Treasury acquired the preferred shares as part of the Troubled Assets Relief Program (TARP) established pursuant to the Emergency Economic Stabilization Act of 2008 (ESSA).  EESA was enacted into law on October 3, 2008 to restore confidence and stabilize the volatility in the U.S. banking system and to encourage financial institutions to increase their lending to customers and to each other.  Five of the prospectus pricing supplements were filed today by the following banks:

Ameris Bancorp, Form 424B4 (SEC file no. 333-180820)
First Defiance Financial Corp. Form 424B2 (file no. 333-180902)
LNB Bancorp, Inc. Form 424B1 (file no. 333-180906)
Taylor Capital Group, Inc. Form 424B2 (file no. 333-180892)
United Bancorp, Inc. Form 424B4 (SEC file no. 333-180883)

Wednesday, June 13, 2012

Proxy Proposals to Comply With NASDAQ Listing Rule 5635

Dialogic Inc. PRE14A on 6/11/12 (SEC file no. 1-33391)
Stereotaxis, Inc. DEF14A on 6/8/12 (SEC file no. 0-50884)
Authentidate Holding Corp. DEF14A on 5/21/12 (SEC file no. 0-20190)

Rule 5635(b) of the NASDAQ listing standards requires stockholder approval when any issuance or potential issuance will result in a change of control of the issuer.  NASDAQ has not adopted any rule on what constitutes a “change of control” for purposes of Rule 5635(b).  However, NASDAQ has previously indicated that the acquisition of, or right to acquire, by a single investor or affiliated investor group, as little as 20% of the common stock (or securities convertible into or exercisable for common stock) or voting power of an issuer could constitute a change of control.

Dialogic seeks approval to issue common shares upon the exercise of warrants issued pursuant to a subscription agreement, and to issue common shares upon the conversion of notes issued under a securities purchase agreement.  The full exercise of the warrants or the full conversion of the notes may result in the issuance of equity in an amount that may be deemed to exceed the share threshold constituting a change of control for purposes of Rule 5635(b).  As a result of certain anti-dilution provisions in the warrants, the exercise price is deemed to be below the market value of the common shares on the date the warrants were issued. 

Rule 5635(d) of the NASDAQ listing standards requires stockholder approval of any sale, issuance or potential issuance of common stock (or securities convertible into or exercisable for common stock) equal to 20% or more of the common stock outstanding or 20% or more of the voting power outstanding before such issuance for a price less than the greater of book or market value of the common stock at the time of such issuance.

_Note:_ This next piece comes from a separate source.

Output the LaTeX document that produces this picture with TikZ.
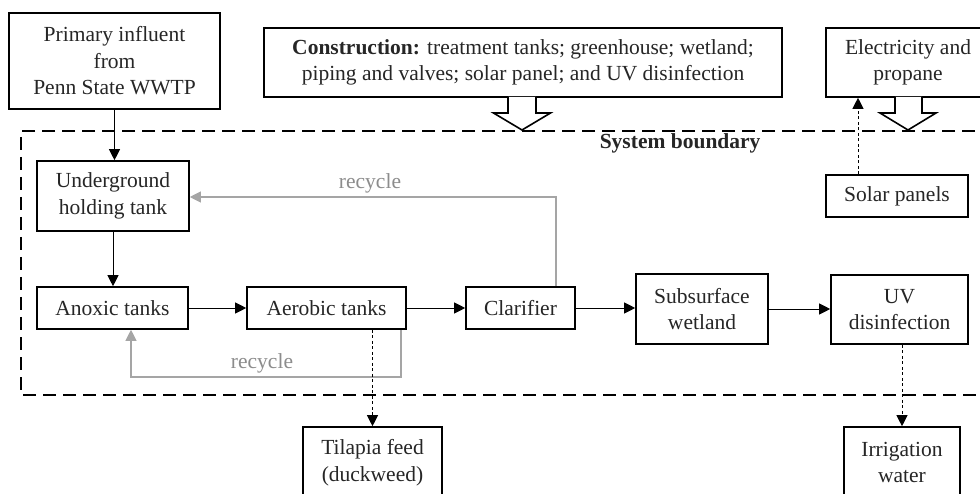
\documentclass[tikz,border=0pt]{standalone}
\usepackage{fontspec}
\setmainfont{Liberation Serif}
\usetikzlibrary{arrows.meta,calc}
\definecolor{recline}{RGB}{165,165,165}
\definecolor{rectext}{RGB}{140,140,140}
\tikzset{
  box/.style={draw=black, line width=1.6pt, fill=white, align=center, inner sep=0pt,
    font=\fontsize{21.5}{26.5}\selectfont, text=black!85},
  flow/.style={line width=0.9pt, -{Triangle[length=11pt,width=11pt]}},
  recflow/.style={draw=recline, line width=1.1pt, -{Triangle[length=11pt,width=11pt,fill=recline]}},
  outflow/.style={line width=0.9pt, dash pattern=on 3pt off 2.5pt, -{Triangle[length=11pt,width=11pt]}},
  hollow/.style={draw=black, line width=1.6pt, fill=white, line join=miter},
  boundary/.style={line width=1.6pt, dash pattern=on 13pt off 7pt},
  reclabel/.style={text=rectext, font=\fontsize{21.5}{26.5}\selectfont},
}
\begin{document}
\begin{tikzpicture}[x=1pt,y=-1pt]
\useasboundingbox (0,0) rectangle (980,494);
\clip (0,0) rectangle (980,494);
\fill[white] (0,0) rectangle (980,494);

% system boundary
\draw[boundary] (995,131) -- (21,131) -- (21,395) -- (995,395);
\node[anchor=east, font=\fontsize{21.5}{26.5}\selectfont\bfseries, text=black!85] (sb) at (764,143) {System boundary};

% top boxes
\node[box, minimum width=211pt, minimum height=96pt] (prim) at (114.5,61) {Primary influent\\from\\Penn State WWTP};
\node[box, minimum width=518pt, minimum height=69pt] (cons) at (523,62.5) {\textbf{Construction:} treatment tanks; greenhouse; wetland;\\piping and valves; solar panel; and UV disinfection};
\node[box, minimum width=164pt, minimum height=69pt] (elec) at (908,62.5) {Electricity and\\propane};

% hollow arrows
\draw[hollow] (508,97) -- (508,113) -- (493.5,113) -- (522,130) -- (550.5,113) -- (536,113) -- (536,97);
\draw[hollow] (895,97) -- (895,113) -- (880,113) -- (908,130) -- (936,113) -- (922,113) -- (922,97);

% inner boxes
\node[box, minimum width=152pt, minimum height=70pt] (ugt) at (113,196) {Underground\\holding tank};
\node[box, minimum width=142pt, minimum height=42pt] (solar) at (897,196) {Solar panels};
\node[box, minimum width=151pt, minimum height=42pt] (anox) at (112.5,308) {Anoxic tanks};
\node[box, minimum width=159pt, minimum height=42pt] (aero) at (326.5,308) {Aerobic tanks};
\node[box, minimum width=109pt, minimum height=42pt] (clar) at (520.5,308) {Clarifier};
\node[box, minimum width=132pt, minimum height=70pt] (wet) at (702,309) {Subsurface\\wetland};
\node[box, minimum width=137pt, minimum height=69pt] (uv) at (899.5,309.5) {UV\\disinfection};

% outputs
\node[box, minimum width=139pt, minimum height=71pt] (tilapia) at (372.5,462.5) {Tilapia feed\\(duckweed)};
\node[box, minimum width=116pt, minimum height=71pt] (irr) at (902,462.5) {Irrigation\\water};

% main flow
\draw[flow] (prim.south) -- (prim.south |- ugt.north);
\draw[flow] (ugt.south) -- (ugt.south |- anox.north);
\draw[flow] (anox.east) -- (aero.west);
\draw[flow] (aero.east) -- (clar.west);
\draw[flow] (clar.east) -- (clar.east -| wet.west);
\draw[flow] (wet.east) -- (wet.east -| uv.west);

% recycles
\coordinate (r1) at (556,197);
\draw[recflow] (clar.north -| r1) -- (r1) -- (ugt.east |- r1);
\node[reclabel] (rl1) at (370,183) {recycle};
\coordinate (r2a) at (401,377);
\coordinate (r2b) at (131,377);
\draw[recflow] (aero.south -| r2a) -- (r2a) -- (r2b) -- (anox.south -| r2b);
\node[reclabel] (rl2) at (262,363) {recycle};

% dashed outputs
\draw[outflow] (tilapia.north |- aero.south) -- (tilapia.north);
\draw[outflow] (irr.north |- uv.south) -- (irr.north);
\coordinate (s1) at (858,0);
\draw[outflow] (solar.north -| s1) -- (elec.south -| s1);
\end{tikzpicture}
\end{document}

Stereotaxis sold approximately $8.5 million in aggregate principal amount of unsecured, subordinated, convertible debentures to certain institutional investors under a Securities Purchase Agreement dated May 7, 2012.  For no additional consideration, purchasers of the debentures also received six-year warrants to purchase 25.2 million issuer common shares at an exercise price of $0.3361 per share.   As a condition to closing, Stereotaxis agreed to seek stockholder approval of being able to convert all of the convertible debentures and honor the exercise of all convertible debt warrants, even in excess of 20% of its pre-transaction capitalization, for purposes of Rule 5635(d).  The Board believes it is in the best interests of the company to have the flexibility to settle these obligations with common stock rather than repaying or settling them in cash.

Authentidate also seeks stockholder approval in compliance with NASDAQ Listing Rules 5635(b) and 5635(d) to issue securities in connection with a $5 million private placement of convertible redeemable preferred stock in October 2010 and a March 2012 financing of $4.05 million aggregate principal amount of senior secured promissory notes and warrants to purchase common stock for gross proceeds of $4.05 million.